Directions. Write out every line below that includes the word "matplotlib".

Supplied data.
....

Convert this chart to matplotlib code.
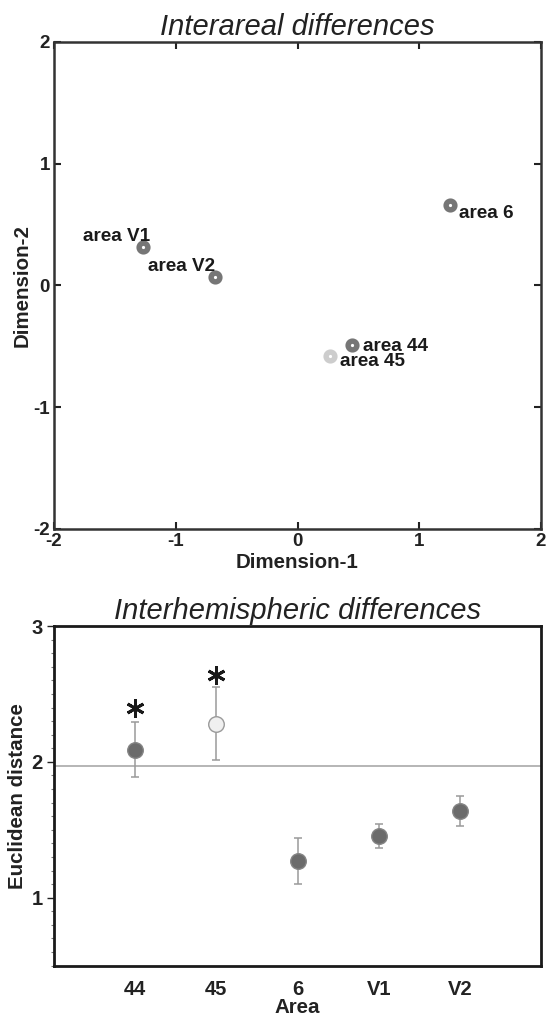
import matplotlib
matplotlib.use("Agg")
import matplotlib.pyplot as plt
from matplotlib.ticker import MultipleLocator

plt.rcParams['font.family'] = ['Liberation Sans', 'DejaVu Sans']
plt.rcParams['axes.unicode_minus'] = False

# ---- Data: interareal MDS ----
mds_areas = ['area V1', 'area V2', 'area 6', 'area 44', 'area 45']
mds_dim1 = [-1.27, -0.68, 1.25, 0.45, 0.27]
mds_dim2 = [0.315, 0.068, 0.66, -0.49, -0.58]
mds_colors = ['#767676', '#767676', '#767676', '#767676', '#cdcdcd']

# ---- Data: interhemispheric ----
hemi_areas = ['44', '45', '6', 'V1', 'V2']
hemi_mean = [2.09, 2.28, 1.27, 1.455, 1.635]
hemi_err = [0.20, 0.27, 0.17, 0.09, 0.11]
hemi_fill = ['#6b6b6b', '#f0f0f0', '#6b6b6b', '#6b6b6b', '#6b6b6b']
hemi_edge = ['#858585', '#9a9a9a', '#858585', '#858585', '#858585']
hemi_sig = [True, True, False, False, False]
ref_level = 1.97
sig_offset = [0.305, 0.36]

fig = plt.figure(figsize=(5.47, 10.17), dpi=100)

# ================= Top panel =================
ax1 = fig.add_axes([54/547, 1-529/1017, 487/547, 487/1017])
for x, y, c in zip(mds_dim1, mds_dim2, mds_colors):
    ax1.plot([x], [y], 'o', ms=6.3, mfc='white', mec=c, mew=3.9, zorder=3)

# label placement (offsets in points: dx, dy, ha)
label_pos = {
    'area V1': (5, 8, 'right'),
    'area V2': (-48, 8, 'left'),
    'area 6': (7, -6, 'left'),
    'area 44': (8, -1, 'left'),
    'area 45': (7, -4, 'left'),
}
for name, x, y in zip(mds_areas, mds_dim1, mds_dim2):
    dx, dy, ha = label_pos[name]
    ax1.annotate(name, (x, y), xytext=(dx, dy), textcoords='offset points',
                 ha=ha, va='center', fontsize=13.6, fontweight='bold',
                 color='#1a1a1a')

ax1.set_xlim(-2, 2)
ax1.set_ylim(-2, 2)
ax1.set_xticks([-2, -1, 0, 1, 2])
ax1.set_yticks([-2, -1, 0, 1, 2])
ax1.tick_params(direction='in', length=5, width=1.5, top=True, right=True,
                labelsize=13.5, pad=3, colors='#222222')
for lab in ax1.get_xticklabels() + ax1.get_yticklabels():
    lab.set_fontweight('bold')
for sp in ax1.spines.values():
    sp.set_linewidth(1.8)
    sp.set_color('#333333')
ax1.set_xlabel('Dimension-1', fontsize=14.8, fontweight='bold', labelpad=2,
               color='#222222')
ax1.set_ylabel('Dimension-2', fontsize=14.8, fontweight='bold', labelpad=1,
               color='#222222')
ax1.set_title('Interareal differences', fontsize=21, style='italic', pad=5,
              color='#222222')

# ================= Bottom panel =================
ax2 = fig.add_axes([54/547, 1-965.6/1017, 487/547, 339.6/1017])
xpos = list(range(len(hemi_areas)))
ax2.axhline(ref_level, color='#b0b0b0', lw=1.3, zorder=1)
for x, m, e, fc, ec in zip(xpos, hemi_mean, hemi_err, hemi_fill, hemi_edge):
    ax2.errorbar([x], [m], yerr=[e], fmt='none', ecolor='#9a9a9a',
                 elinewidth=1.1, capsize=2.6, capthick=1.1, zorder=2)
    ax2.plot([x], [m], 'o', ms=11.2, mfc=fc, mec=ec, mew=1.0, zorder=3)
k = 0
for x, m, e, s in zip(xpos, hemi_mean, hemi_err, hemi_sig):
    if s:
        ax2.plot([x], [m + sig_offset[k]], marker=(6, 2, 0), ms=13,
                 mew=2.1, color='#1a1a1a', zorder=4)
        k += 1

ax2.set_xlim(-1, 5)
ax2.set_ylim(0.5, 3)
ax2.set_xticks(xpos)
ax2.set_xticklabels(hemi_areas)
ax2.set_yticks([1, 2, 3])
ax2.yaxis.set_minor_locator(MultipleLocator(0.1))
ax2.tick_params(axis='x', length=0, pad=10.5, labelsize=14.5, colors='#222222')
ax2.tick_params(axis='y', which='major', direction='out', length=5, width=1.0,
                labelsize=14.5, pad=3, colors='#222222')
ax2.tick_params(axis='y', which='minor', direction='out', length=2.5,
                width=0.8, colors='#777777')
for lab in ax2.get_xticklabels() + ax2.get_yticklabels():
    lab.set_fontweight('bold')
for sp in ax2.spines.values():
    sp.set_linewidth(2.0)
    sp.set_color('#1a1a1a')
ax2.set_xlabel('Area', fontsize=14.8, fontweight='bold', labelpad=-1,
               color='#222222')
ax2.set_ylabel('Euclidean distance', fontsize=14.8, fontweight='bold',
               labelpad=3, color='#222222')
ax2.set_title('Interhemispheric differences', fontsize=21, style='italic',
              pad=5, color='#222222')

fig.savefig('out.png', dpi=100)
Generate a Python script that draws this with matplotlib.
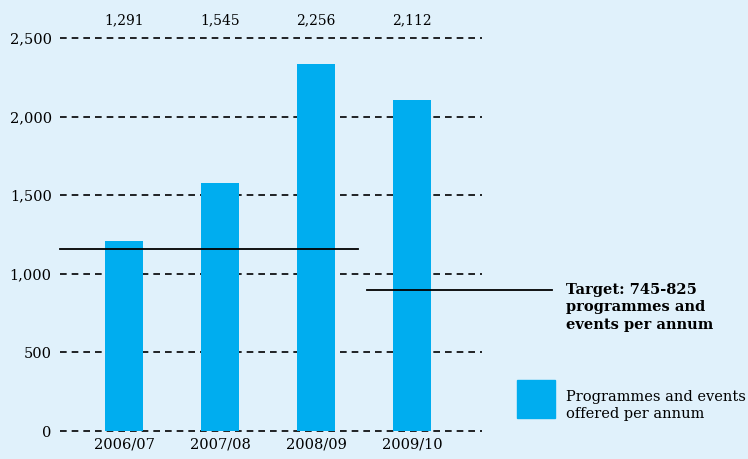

....

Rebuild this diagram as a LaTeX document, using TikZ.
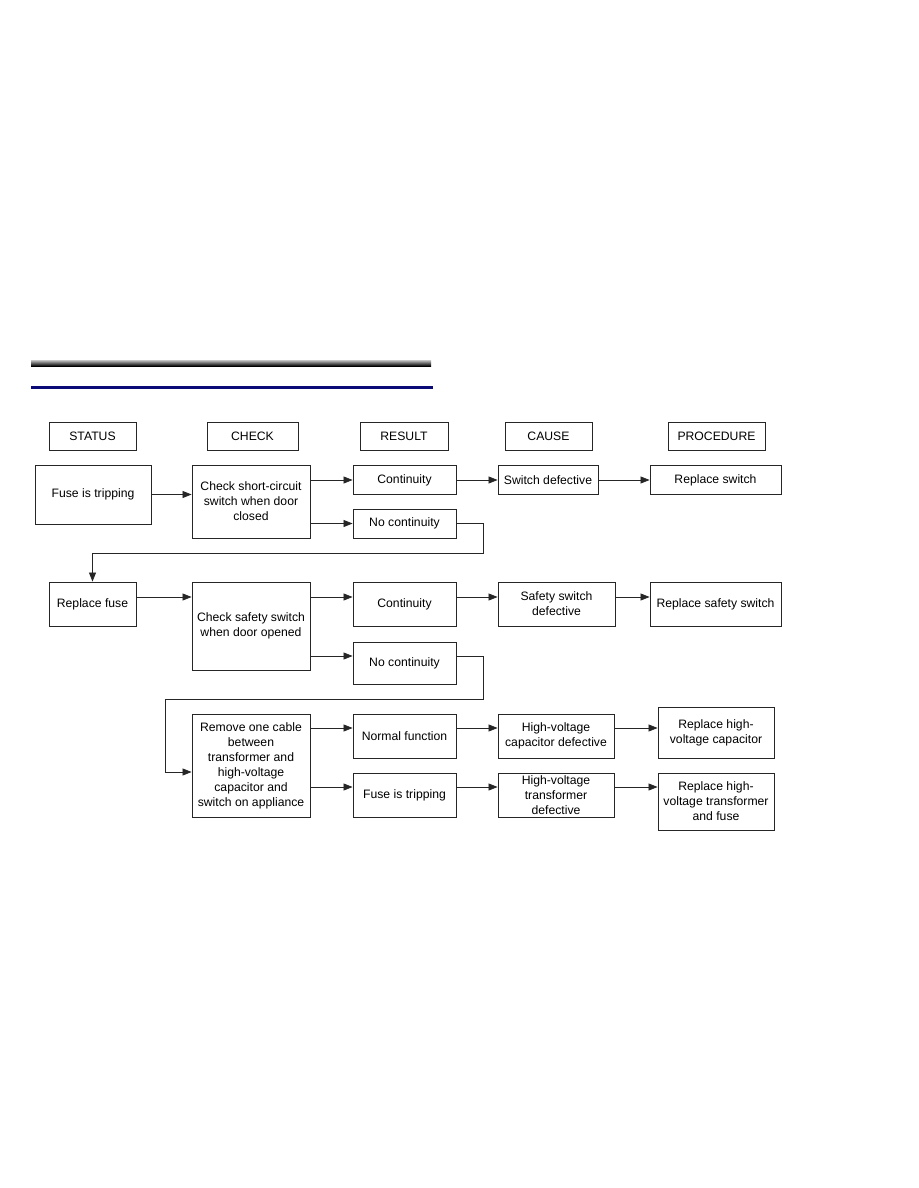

....

Result.
Convert this chart to matplotlib code.
import matplotlib
matplotlib.use("Agg")
import matplotlib.pyplot as plt
from matplotlib.ticker import MultipleLocator
Generate a Python script that draws this with matplotlib.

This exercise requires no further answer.